**Stated goal:**
Produce an exact transcription of the listing below, omitting the pictures.

**Material provided:**
=-=-=

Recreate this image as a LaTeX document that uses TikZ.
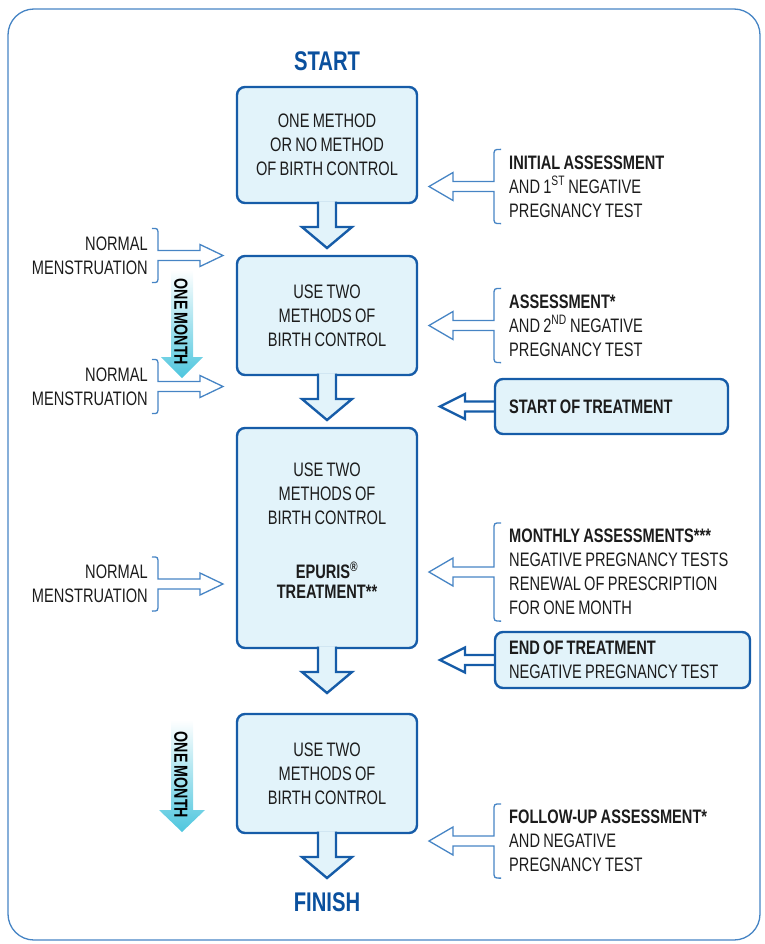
\documentclass[tikz,border=0pt]{standalone}
\usepackage{fontspec}
\setmainfont{Liberation Sans}[FakeStretch=0.75,WordSpace=0.8]
\usetikzlibrary{positioning,calc}
\definecolor{boxblue}{RGB}{22,92,168}
\definecolor{lineblue}{RGB}{70,132,196}
\definecolor{titleblue}{RGB}{10,80,158}
\definecolor{boxfill}{RGB}{226,243,250}
\definecolor{textgray}{RGB}{28,28,28}
\definecolor{monthcyan}{RGB}{78,198,222}

% block arrow from one step box down towards the next
\newcommand\flowdown[3][8pt]{%
  \draw[flowarrow] let \p1=(#2.south), \p2=(#3.north) in
    (\x1-9pt,\y1+1.5pt) -- (\x1-9pt,\y2+#1+21pt) -- (\x1-25pt,\y2+#1+21pt) -- (\x1,\y2+#1)
    -- (\x1+25pt,\y2+#1+21pt) -- (\x1+9pt,\y2+#1+21pt) -- (\x1+9pt,\y1+1.5pt);}
% bracket left of a note, hollow arrow pointing back at a box
\newcommand\assessarrow[2]{%
  \draw[thinarrow] let \p1=(#1.north west), \p2=(#1.south west), \p3=(#2.east),
    \p4=($(#1.north west)!.5!(#1.south west)$) in
    (\x1-8pt,\y1+6pt) .. controls (\x1-15pt,\y1+6pt) .. (\x1-15pt,\y1-1pt)
    -- (\x1-15pt,\y4+5pt) -- (\x3+36pt,\y4+5pt) -- (\x3+36pt,\y4+14pt)
    -- (\x3+12pt,\y4) -- (\x3+36pt,\y4-14pt) -- (\x3+36pt,\y4-5pt)
    -- (\x1-15pt,\y4-5pt) -- (\x1-15pt,\y2+1pt)
    .. controls (\x1-15pt,\y2-6pt) .. (\x1-8pt,\y2-6pt);}
% bracket right of a note, hollow arrow pointing at a box
\newcommand\menstarrow[2]{%
  \draw[thinarrow] let \p1=(#1.north east), \p2=(#1.south east), \p3=(#2.west),
    \p4=($(#1.north east)!.5!(#1.south east)$) in
    (\x1+4pt,\y1+8pt) .. controls (\x1+10pt,\y1+8pt) .. (\x1+10pt,\y1+1pt)
    -- (\x1+10pt,\y4+5pt) -- (\x3-37pt,\y4+5pt) -- (\x3-37pt,\y4+11pt)
    -- (\x3-14pt,\y4) -- (\x3-37pt,\y4-11pt) -- (\x3-37pt,\y4-5pt)
    -- (\x1+10pt,\y4-5pt) -- (\x1+10pt,\y2-1pt)
    .. controls (\x1+10pt,\y2-8pt) .. (\x1+4pt,\y2-8pt);}
% thick hollow arrow out of a note box
\newcommand\treatarrow[2]{%
  \draw[treatline] let \p1=(#1.west), \p3=(#2.east) in
    (\x1,\y1+5pt) -- (\x3+48pt,\y1+5pt) -- (\x3+48pt,\y1+12.5pt) -- (\x3+23pt,\y1)
    -- (\x3+48pt,\y1-12.5pt) -- (\x3+48pt,\y1-5pt) -- (\x1,\y1-5pt);}

\begin{document}
\begin{tikzpicture}[x=1pt,y=-1pt,font=\fontsize{19.5}{24}\selectfont,
  stepbox/.style={draw=boxblue,fill=boxfill,line width=2.4pt,rounded corners=8pt,outer sep=0pt,minimum width=180pt,align=center,text=textgray},
  notebox/.style={draw=boxblue,fill=boxfill,line width=2.4pt,rounded corners=8pt,outer sep=0pt,inner xsep=14pt,align=flush left,text=textgray,anchor=north west},
  sidetext/.style={inner sep=0pt,align=left,anchor=west,text=textgray},
  mentext/.style={inner sep=0pt,align=right,anchor=east,text=textgray},
  title/.style={inner sep=0pt,text=titleblue,font=\fontsize{27}{30}\selectfont\bfseries},
  monthtext/.style={inner sep=0pt,text=black,font=\fontsize{19}{22}\selectfont\bfseries},
  flowarrow/.style={draw=boxblue,fill=boxfill,line width=2.4pt,line join=miter},
  thinarrow/.style={draw=lineblue,line width=1.3pt},
  treatline/.style={draw=boxblue,line width=2.4pt,line join=miter}]
\useasboundingbox (0,0) rectangle (764,944);
\draw[lineblue,line width=1.3pt,rounded corners=26pt] (8,9) rectangle (760,940);

% main flow
\node[stepbox,minimum height=116pt] (b1) at (327,145) {ONE METHOD\\OR NO METHOD\\OF BIRTH CONTROL};
\node[stepbox,minimum height=119pt,below=53pt of b1] (b2) {USE TWO\\METHODS OF\\BIRTH CONTROL};
\node[stepbox,minimum height=220pt,text depth=14pt,below=53pt of b2] (b3) {USE TWO\\METHODS OF\\BIRTH CONTROL\\[30pt]\textbf{EPURIS\textsuperscript{\textregistered}}\\[-4pt]\textbf{TREATMENT**}};
\node[stepbox,minimum height=119pt,below=66pt of b3] (b4) {USE TWO\\METHODS OF\\BIRTH CONTROL};
\node[title,above=16pt of b1] (start) {START};
\node[title,below=59pt of b4] (finish) {FINISH};

\flowdown{b1}{b2}
\flowdown{b2}{b3}
\flowdown[21pt]{b3}{b4}
\flowdown[14pt]{b4}{finish}

% right side
\node[sidetext] (init) at (509,186.5) {\textbf{INITIAL ASSESSMENT}\\AND 1\textsuperscript{ST} NEGATIVE\\PREGNANCY TEST};
\node[sidetext] (assess) at (509,325.5) {\textbf{ASSESSMENT*}\\AND 2\textsuperscript{ND} NEGATIVE\\PREGNANCY TEST};
\node[notebox,minimum height=55pt,text width=205pt] (starttr) at (495,379) {\textbf{START OF TREATMENT}};
\node[sidetext] (monthly) at (509,572) {\textbf{MONTHLY ASSESSMENTS***}\\NEGATIVE PREGNANCY TESTS\\RENEWAL OF PRESCRIPTION\\FOR ONE MONTH};
\node[notebox,minimum height=56pt,text width=227pt] (endtr) at (495,632) {\textbf{END OF TREATMENT}\\NEGATIVE PREGNANCY TEST};
\node[sidetext] (follow) at (509,841) {\textbf{FOLLOW-UP ASSESSMENT*}\\AND NEGATIVE\\PREGNANCY TEST};

\assessarrow{init}{b1}
\assessarrow{assess}{b2}
\treatarrow{starttr}{b3}
\assessarrow{monthly}{b3}
\treatarrow{endtr}{b3}
\assessarrow{follow}{b4}

% left side
\node[mentext] (mens1) at (148,255.5) {NORMAL\\MENSTRUATION};
\node[mentext] (mens2) at (148,386.5) {NORMAL\\MENSTRUATION};
\node[mentext] (mens3) at (148,584) {NORMAL\\MENSTRUATION};
\menstarrow{mens1}{b2}
\menstarrow{mens2}{b2}
\menstarrow{mens3}{b3}

% one month arrows
\shade[top color=white,bottom color=monthcyan] (171,270) -- (171,357) -- (161,357) -- (182,378) -- (203,357) -- (193,357) -- (193,270) -- cycle;
\shade[top color=white,bottom color=monthcyan] (171,720) -- (171,810) -- (159,810) -- (182,832) -- (205,810) -- (193,810) -- (193,720) -- cycle;
\node[monthtext,rotate=-90] (month1) at (181,322) {ONE MONTH};
\node[monthtext,rotate=-90] (month2) at (181,775) {ONE MONTH};
\end{tikzpicture}
\end{document}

=-=-=

**Written answer:**
Recreate this image as a LaTeX document that uses TikZ.
\documentclass[tikz,border=0pt]{standalone}
\usepackage{fontspec}
\setmainfont{Liberation Sans}[FakeStretch=0.75,WordSpace=0.8]
\usetikzlibrary{positioning,calc}
\definecolor{boxblue}{RGB}{22,92,168}
\definecolor{lineblue}{RGB}{70,132,196}
\definecolor{titleblue}{RGB}{10,80,158}
\definecolor{boxfill}{RGB}{226,243,250}
\definecolor{textgray}{RGB}{28,28,28}
\definecolor{monthcyan}{RGB}{78,198,222}

% block arrow from one step box down towards the next
\newcommand\flowdown[3][8pt]{%
  \draw[flowarrow] let \p1=(#2.south), \p2=(#3.north) in
    (\x1-9pt,\y1+1.5pt) -- (\x1-9pt,\y2+#1+21pt) -- (\x1-25pt,\y2+#1+21pt) -- (\x1,\y2+#1)
    -- (\x1+25pt,\y2+#1+21pt) -- (\x1+9pt,\y2+#1+21pt) -- (\x1+9pt,\y1+1.5pt);}
% bracket left of a note, hollow arrow pointing back at a box
\newcommand\assessarrow[2]{%
  \draw[thinarrow] let \p1=(#1.north west), \p2=(#1.south west), \p3=(#2.east),
    \p4=($(#1.north west)!.5!(#1.south west)$) in
    (\x1-8pt,\y1+6pt) .. controls (\x1-15pt,\y1+6pt) .. (\x1-15pt,\y1-1pt)
    -- (\x1-15pt,\y4+5pt) -- (\x3+36pt,\y4+5pt) -- (\x3+36pt,\y4+14pt)
    -- (\x3+12pt,\y4) -- (\x3+36pt,\y4-14pt) -- (\x3+36pt,\y4-5pt)
    -- (\x1-15pt,\y4-5pt) -- (\x1-15pt,\y2+1pt)
    .. controls (\x1-15pt,\y2-6pt) .. (\x1-8pt,\y2-6pt);}
% bracket right of a note, hollow arrow pointing at a box
\newcommand\menstarrow[2]{%
  \draw[thinarrow] let \p1=(#1.north east), \p2=(#1.south east), \p3=(#2.west),
    \p4=($(#1.north east)!.5!(#1.south east)$) in
    (\x1+4pt,\y1+8pt) .. controls (\x1+10pt,\y1+8pt) .. (\x1+10pt,\y1+1pt)
    -- (\x1+10pt,\y4+5pt) -- (\x3-37pt,\y4+5pt) -- (\x3-37pt,\y4+11pt)
    -- (\x3-14pt,\y4) -- (\x3-37pt,\y4-11pt) -- (\x3-37pt,\y4-5pt)
    -- (\x1+10pt,\y4-5pt) -- (\x1+10pt,\y2-1pt)
    .. controls (\x1+10pt,\y2-8pt) .. (\x1+4pt,\y2-8pt);}
% thick hollow arrow out of a note box
\newcommand\treatarrow[2]{%
  \draw[treatline] let \p1=(#1.west), \p3=(#2.east) in
    (\x1,\y1+5pt) -- (\x3+48pt,\y1+5pt) -- (\x3+48pt,\y1+12.5pt) -- (\x3+23pt,\y1)
    -- (\x3+48pt,\y1-12.5pt) -- (\x3+48pt,\y1-5pt) -- (\x1,\y1-5pt);}

\begin{document}
\begin{tikzpicture}[x=1pt,y=-1pt,font=\fontsize{19.5}{24}\selectfont,
  stepbox/.style={draw=boxblue,fill=boxfill,line width=2.4pt,rounded corners=8pt,outer sep=0pt,minimum width=180pt,align=center,text=textgray},
  notebox/.style={draw=boxblue,fill=boxfill,line width=2.4pt,rounded corners=8pt,outer sep=0pt,inner xsep=14pt,align=flush left,text=textgray,anchor=north west},
  sidetext/.style={inner sep=0pt,align=left,anchor=west,text=textgray},
  mentext/.style={inner sep=0pt,align=right,anchor=east,text=textgray},
  title/.style={inner sep=0pt,text=titleblue,font=\fontsize{27}{30}\selectfont\bfseries},
  monthtext/.style={inner sep=0pt,text=black,font=\fontsize{19}{22}\selectfont\bfseries},
  flowarrow/.style={draw=boxblue,fill=boxfill,line width=2.4pt,line join=miter},
  thinarrow/.style={draw=lineblue,line width=1.3pt},
  treatline/.style={draw=boxblue,line width=2.4pt,line join=miter}]
\useasboundingbox (0,0) rectangle (764,944);
\draw[lineblue,line width=1.3pt,rounded corners=26pt] (8,9) rectangle (760,940);

% main flow
\node[stepbox,minimum height=116pt] (b1) at (327,145) {ONE METHOD\\OR NO METHOD\\OF BIRTH CONTROL};
\node[stepbox,minimum height=119pt,below=53pt of b1] (b2) {USE TWO\\METHODS OF\\BIRTH CONTROL};
\node[stepbox,minimum height=220pt,text depth=14pt,below=53pt of b2] (b3) {USE TWO\\METHODS OF\\BIRTH CONTROL\\[30pt]\textbf{EPURIS\textsuperscript{\textregistered}}\\[-4pt]\textbf{TREATMENT**}};
\node[stepbox,minimum height=119pt,below=66pt of b3] (b4) {USE TWO\\METHODS OF\\BIRTH CONTROL};
\node[title,above=16pt of b1] (start) {START};
\node[title,below=59pt of b4] (finish) {FINISH};

\flowdown{b1}{b2}
\flowdown{b2}{b3}
\flowdown[21pt]{b3}{b4}
\flowdown[14pt]{b4}{finish}

% right side
\node[sidetext] (init) at (509,186.5) {\textbf{INITIAL ASSESSMENT}\\AND 1\textsuperscript{ST} NEGATIVE\\PREGNANCY TEST};
\node[sidetext] (assess) at (509,325.5) {\textbf{ASSESSMENT*}\\AND 2\textsuperscript{ND} NEGATIVE\\PREGNANCY TEST};
\node[notebox,minimum height=55pt,text width=205pt] (starttr) at (495,379) {\textbf{START OF TREATMENT}};
\node[sidetext] (monthly) at (509,572) {\textbf{MONTHLY ASSESSMENTS***}\\NEGATIVE PREGNANCY TESTS\\RENEWAL OF PRESCRIPTION\\FOR ONE MONTH};
\node[notebox,minimum height=56pt,text width=227pt] (endtr) at (495,632) {\textbf{END OF TREATMENT}\\NEGATIVE PREGNANCY TEST};
\node[sidetext] (follow) at (509,841) {\textbf{FOLLOW-UP ASSESSMENT*}\\AND NEGATIVE\\PREGNANCY TEST};

\assessarrow{init}{b1}
\assessarrow{assess}{b2}
\treatarrow{starttr}{b3}
\assessarrow{monthly}{b3}
\treatarrow{endtr}{b3}
\assessarrow{follow}{b4}

% left side
\node[mentext] (mens1) at (148,255.5) {NORMAL\\MENSTRUATION};
\node[mentext] (mens2) at (148,386.5) {NORMAL\\MENSTRUATION};
\node[mentext] (mens3) at (148,584) {NORMAL\\MENSTRUATION};
\menstarrow{mens1}{b2}
\menstarrow{mens2}{b2}
\menstarrow{mens3}{b3}

% one month arrows
\shade[top color=white,bottom color=monthcyan] (171,270) -- (171,357) -- (161,357) -- (182,378) -- (203,357) -- (193,357) -- (193,270) -- cycle;
\shade[top color=white,bottom color=monthcyan] (171,720) -- (171,810) -- (159,810) -- (182,832) -- (205,810) -- (193,810) -- (193,720) -- cycle;
\node[monthtext,rotate=-90] (month1) at (181,322) {ONE MONTH};
\node[monthtext,rotate=-90] (month2) at (181,775) {ONE MONTH};
\end{tikzpicture}
\end{document}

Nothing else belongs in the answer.